SUPPLIED DATA:
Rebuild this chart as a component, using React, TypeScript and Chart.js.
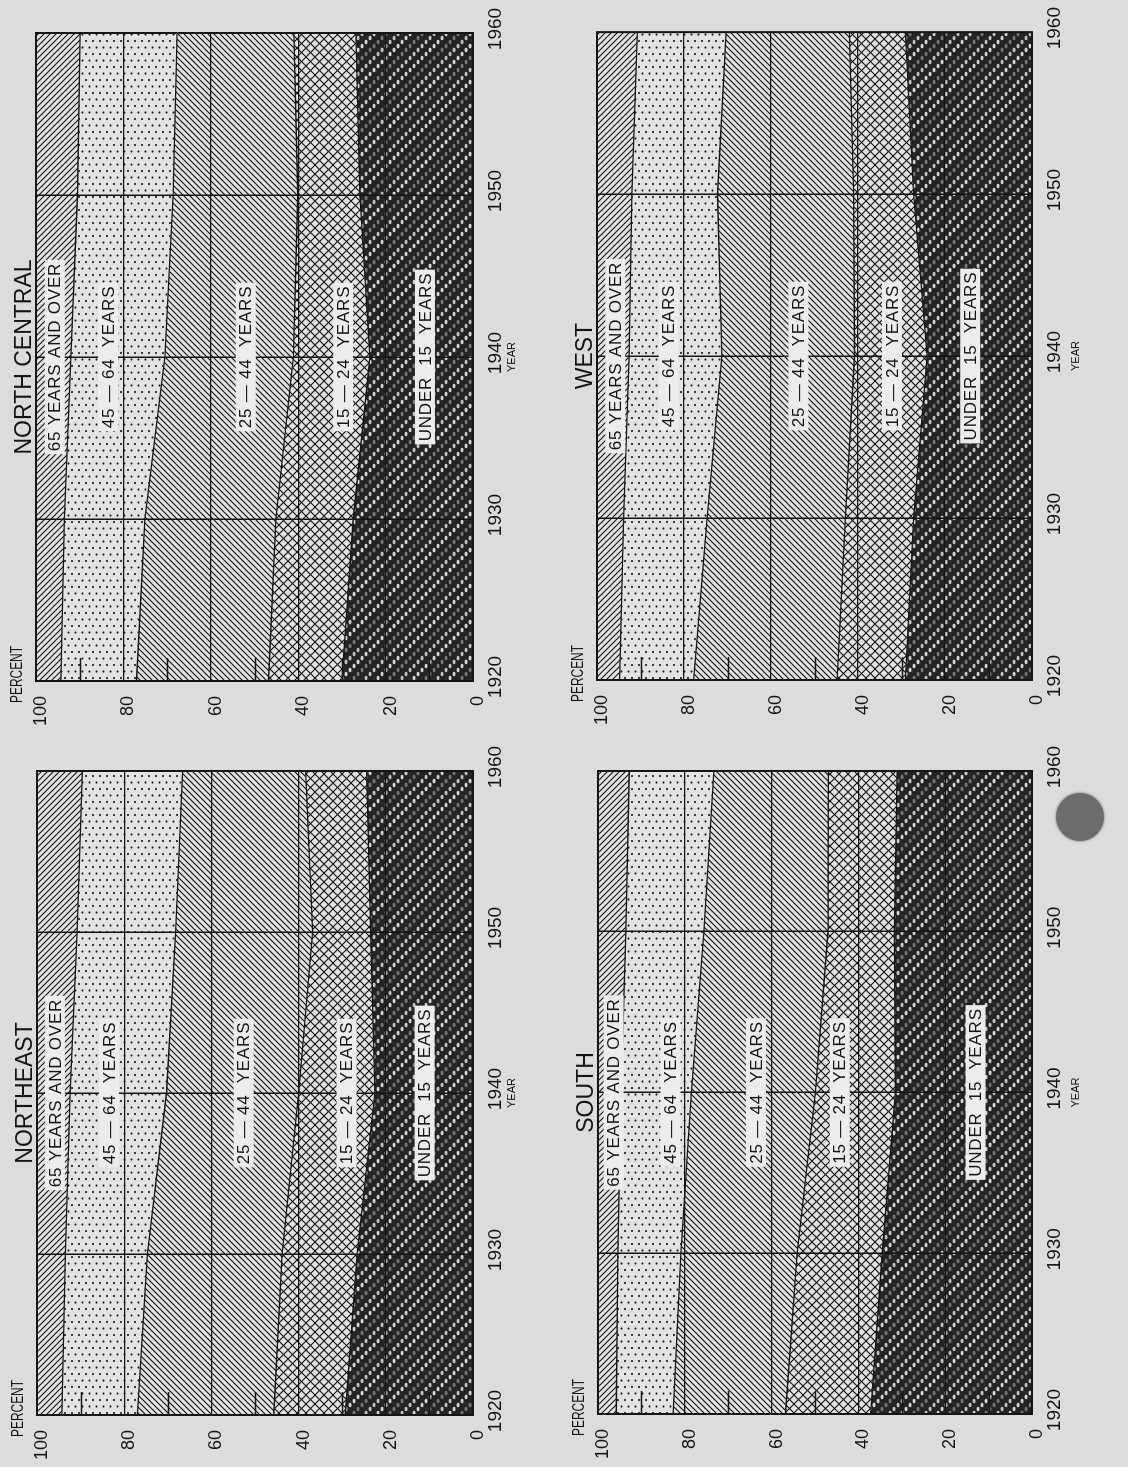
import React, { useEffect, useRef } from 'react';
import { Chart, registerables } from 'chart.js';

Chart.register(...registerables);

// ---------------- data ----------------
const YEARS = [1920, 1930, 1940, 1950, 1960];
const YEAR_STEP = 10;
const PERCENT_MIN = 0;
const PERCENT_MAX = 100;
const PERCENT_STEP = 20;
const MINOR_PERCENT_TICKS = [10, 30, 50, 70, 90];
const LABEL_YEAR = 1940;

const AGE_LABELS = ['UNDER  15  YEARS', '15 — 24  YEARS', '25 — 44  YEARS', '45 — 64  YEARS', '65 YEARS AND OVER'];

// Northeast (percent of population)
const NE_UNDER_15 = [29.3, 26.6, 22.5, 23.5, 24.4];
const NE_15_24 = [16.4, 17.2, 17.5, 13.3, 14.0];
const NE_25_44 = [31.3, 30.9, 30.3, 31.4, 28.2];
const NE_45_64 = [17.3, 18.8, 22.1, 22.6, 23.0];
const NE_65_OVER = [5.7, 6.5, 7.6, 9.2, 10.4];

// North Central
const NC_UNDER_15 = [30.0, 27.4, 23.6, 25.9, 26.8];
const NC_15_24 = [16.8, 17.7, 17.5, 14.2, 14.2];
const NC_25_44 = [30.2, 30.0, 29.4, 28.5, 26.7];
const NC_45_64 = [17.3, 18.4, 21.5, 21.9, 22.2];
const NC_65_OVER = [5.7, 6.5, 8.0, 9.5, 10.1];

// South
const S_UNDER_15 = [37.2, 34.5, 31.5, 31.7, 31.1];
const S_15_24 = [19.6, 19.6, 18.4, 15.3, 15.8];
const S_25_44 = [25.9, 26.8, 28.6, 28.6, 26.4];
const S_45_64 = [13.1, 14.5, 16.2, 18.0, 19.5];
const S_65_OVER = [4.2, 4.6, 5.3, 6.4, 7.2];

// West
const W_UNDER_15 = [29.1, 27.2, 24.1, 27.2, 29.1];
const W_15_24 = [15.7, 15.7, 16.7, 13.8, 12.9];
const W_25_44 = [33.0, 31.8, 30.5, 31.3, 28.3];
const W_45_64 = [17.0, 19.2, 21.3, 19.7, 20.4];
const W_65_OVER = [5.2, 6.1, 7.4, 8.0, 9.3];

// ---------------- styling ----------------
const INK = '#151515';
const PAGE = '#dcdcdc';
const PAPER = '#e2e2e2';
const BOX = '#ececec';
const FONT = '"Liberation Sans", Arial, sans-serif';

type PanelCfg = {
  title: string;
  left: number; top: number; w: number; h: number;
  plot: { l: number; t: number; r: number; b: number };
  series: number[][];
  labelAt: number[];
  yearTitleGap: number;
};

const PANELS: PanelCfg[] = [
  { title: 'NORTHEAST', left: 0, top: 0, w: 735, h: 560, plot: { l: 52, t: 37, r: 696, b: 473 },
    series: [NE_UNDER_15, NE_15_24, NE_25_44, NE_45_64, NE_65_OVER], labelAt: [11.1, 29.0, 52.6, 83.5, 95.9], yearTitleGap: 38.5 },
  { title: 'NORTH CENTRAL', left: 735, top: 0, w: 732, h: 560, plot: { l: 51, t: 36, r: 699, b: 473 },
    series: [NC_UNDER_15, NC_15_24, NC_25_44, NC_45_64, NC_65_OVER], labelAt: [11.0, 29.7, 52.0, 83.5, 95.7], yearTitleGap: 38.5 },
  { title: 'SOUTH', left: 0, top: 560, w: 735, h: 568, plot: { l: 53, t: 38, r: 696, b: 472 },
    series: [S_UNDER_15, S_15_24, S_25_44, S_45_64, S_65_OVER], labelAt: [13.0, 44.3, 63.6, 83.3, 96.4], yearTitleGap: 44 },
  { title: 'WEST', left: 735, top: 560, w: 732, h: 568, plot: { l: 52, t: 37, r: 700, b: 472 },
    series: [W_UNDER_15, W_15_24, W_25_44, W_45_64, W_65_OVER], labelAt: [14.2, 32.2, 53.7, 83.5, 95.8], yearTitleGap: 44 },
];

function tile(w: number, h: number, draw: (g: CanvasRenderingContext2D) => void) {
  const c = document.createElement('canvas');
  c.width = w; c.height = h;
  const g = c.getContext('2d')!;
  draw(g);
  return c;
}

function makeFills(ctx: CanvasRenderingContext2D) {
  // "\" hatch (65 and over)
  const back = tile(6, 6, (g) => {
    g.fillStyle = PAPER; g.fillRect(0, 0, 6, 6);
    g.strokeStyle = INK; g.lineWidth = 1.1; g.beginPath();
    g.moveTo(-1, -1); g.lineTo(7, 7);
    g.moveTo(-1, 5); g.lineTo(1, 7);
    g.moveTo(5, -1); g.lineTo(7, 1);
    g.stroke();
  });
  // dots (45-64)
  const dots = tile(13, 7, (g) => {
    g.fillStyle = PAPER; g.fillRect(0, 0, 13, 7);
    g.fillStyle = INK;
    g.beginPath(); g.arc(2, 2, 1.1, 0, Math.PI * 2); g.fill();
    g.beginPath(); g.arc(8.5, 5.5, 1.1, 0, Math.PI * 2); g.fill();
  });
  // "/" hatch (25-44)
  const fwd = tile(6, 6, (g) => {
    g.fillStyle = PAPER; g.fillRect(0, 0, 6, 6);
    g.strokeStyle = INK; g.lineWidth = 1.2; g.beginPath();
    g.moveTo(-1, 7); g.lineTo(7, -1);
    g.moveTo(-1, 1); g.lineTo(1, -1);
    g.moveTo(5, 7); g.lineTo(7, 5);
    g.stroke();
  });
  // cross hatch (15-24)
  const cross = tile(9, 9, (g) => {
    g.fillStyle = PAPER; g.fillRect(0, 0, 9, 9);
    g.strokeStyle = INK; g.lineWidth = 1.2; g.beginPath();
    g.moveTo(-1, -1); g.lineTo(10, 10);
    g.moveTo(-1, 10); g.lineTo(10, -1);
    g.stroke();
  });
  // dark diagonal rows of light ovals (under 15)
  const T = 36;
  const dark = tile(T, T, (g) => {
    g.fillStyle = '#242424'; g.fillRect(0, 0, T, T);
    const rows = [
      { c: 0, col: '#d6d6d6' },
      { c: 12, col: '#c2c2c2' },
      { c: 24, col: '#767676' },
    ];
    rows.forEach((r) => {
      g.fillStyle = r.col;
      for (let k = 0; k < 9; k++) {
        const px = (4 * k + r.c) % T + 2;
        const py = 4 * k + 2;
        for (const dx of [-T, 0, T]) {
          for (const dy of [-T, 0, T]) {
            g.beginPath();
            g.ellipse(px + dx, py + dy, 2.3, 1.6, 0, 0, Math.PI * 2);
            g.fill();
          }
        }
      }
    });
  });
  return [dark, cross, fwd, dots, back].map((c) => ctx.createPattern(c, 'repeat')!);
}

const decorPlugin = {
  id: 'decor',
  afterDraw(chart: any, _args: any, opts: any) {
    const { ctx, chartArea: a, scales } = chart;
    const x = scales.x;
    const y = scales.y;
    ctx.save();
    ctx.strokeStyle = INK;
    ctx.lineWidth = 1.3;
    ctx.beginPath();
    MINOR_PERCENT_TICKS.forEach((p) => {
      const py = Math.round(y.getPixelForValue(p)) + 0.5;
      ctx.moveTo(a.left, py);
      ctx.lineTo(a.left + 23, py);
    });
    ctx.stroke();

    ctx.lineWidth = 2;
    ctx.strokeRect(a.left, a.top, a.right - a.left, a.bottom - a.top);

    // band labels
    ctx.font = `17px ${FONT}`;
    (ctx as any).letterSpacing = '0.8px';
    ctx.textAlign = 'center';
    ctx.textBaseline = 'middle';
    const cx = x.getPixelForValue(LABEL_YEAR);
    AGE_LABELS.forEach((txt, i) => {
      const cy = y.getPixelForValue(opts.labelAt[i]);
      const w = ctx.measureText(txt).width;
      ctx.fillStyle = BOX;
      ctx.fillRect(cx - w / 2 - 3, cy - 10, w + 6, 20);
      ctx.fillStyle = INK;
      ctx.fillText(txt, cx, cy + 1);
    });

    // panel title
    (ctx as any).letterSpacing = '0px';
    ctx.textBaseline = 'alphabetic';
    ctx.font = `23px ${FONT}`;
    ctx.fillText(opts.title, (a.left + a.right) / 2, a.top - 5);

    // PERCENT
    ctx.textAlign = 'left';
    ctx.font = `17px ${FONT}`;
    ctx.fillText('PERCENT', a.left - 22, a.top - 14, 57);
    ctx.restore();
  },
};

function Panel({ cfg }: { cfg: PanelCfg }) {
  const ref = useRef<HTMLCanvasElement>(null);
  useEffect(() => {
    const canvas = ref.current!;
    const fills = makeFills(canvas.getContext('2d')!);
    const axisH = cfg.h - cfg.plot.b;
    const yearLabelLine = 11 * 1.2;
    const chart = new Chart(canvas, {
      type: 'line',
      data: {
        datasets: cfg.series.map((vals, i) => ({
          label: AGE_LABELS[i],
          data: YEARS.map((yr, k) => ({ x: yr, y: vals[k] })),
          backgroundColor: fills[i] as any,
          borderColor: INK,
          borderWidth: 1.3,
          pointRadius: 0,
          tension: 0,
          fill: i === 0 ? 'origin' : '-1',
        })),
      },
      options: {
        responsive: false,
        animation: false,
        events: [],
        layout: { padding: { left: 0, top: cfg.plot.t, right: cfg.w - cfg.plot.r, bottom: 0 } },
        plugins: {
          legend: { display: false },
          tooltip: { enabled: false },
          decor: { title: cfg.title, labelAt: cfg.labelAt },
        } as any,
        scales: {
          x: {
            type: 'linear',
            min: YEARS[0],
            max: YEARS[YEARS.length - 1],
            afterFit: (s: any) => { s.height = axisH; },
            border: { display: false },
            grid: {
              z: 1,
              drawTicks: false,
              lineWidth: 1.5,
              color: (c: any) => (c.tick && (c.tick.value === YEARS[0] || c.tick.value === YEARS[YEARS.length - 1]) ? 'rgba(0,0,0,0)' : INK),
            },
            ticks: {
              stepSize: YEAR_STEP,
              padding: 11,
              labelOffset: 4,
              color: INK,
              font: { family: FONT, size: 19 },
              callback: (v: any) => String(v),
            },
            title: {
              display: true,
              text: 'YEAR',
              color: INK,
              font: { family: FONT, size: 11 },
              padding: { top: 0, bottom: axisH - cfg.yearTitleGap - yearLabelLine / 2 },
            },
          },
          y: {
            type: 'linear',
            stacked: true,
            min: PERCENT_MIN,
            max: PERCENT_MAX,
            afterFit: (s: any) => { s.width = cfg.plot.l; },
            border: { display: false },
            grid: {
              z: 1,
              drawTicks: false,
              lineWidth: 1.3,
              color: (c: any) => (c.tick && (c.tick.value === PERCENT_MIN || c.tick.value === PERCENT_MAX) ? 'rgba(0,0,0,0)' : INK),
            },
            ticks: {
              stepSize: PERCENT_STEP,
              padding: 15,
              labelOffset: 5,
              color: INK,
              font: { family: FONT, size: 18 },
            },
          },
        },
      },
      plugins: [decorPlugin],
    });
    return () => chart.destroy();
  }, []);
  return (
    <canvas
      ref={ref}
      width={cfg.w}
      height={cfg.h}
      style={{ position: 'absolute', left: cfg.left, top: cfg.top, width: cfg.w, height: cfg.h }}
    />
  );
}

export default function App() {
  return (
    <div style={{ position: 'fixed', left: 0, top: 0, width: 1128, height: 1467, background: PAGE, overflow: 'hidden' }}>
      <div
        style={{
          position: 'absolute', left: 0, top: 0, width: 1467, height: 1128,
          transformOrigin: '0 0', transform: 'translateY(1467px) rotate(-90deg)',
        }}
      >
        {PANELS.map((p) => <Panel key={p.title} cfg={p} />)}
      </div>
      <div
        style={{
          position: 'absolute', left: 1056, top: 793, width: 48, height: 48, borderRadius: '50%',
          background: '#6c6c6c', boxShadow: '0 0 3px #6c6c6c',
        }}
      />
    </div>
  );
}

PROBLEM DESCRIPTION: Leave out any pictures and return exactly the lines from the beginning of the data through the line with "const AGE_LABELS = ['UNDER", inclusive.

ANSWER TO THE PROBLEM:
Rebuild this chart as a component, using React, TypeScript and Chart.js.
import React, { useEffect, useRef } from 'react';
import { Chart, registerables } from 'chart.js';

Chart.register(...registerables);

// ---------------- data ----------------
const YEARS = [1920, 1930, 1940, 1950, 1960];
const YEAR_STEP = 10;
const PERCENT_MIN = 0;
const PERCENT_MAX = 100;
const PERCENT_STEP = 20;
const MINOR_PERCENT_TICKS = [10, 30, 50, 70, 90];
const LABEL_YEAR = 1940;

const AGE_LABELS = ['UNDER  15  YEARS', '15 — 24  YEARS', '25 — 44  YEARS', '45 — 64  YEARS', '65 YEARS AND OVER'];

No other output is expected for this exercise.